Young nobles left Siena individually and contacted the important Italian lobby in Vienna, hoping to obtain junior positions in some German regiment. In February 1660 Enea Silvio also left Siena to look for career in Vienna. Enea Silvio's father established him in an apartment in the imperial capital, with a page, two valets and a groom for his horses, while the youngster sought audiences with the emperor Leopold I, empress, the archduke and important ministers on the credentials of his famous ancestors.
A breakthrough came when he managed to obtain a position in the regiment of the minister Count Rabatta. Enea Silvio's situation, like that of other young German and Italian officers, was precarious. When the emperor dissolved some of his regiments in October 1660, he narrowly escaped complete unemployment and was happy to be a simple comet in his patron's cavalry regiment.

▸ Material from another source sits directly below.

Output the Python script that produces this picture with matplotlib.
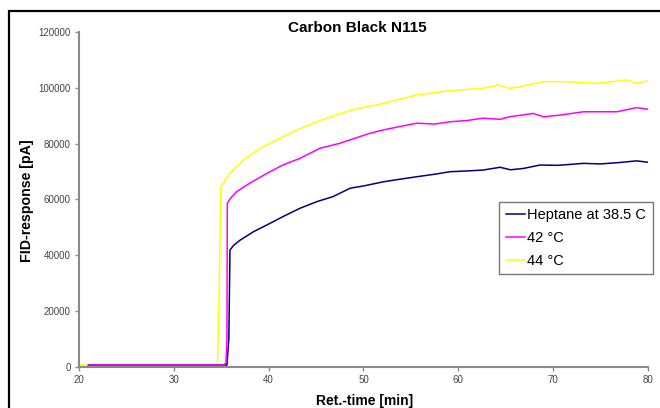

Although his court patron, the empress Claudia Felicitas of Austria died in 1676, he gained sudden popularity with the court, and in January 1677 he describes himself as being feted by the emperor and all the ministers in Vienna - appearing to have as many friends at court as if he had never left it. The last letter from November 1681 shows him negotiating through the Dowager Empress Leonora for the positions of pages for his nephews; for him, they represented two more Piccolomini and Sienese in Germany.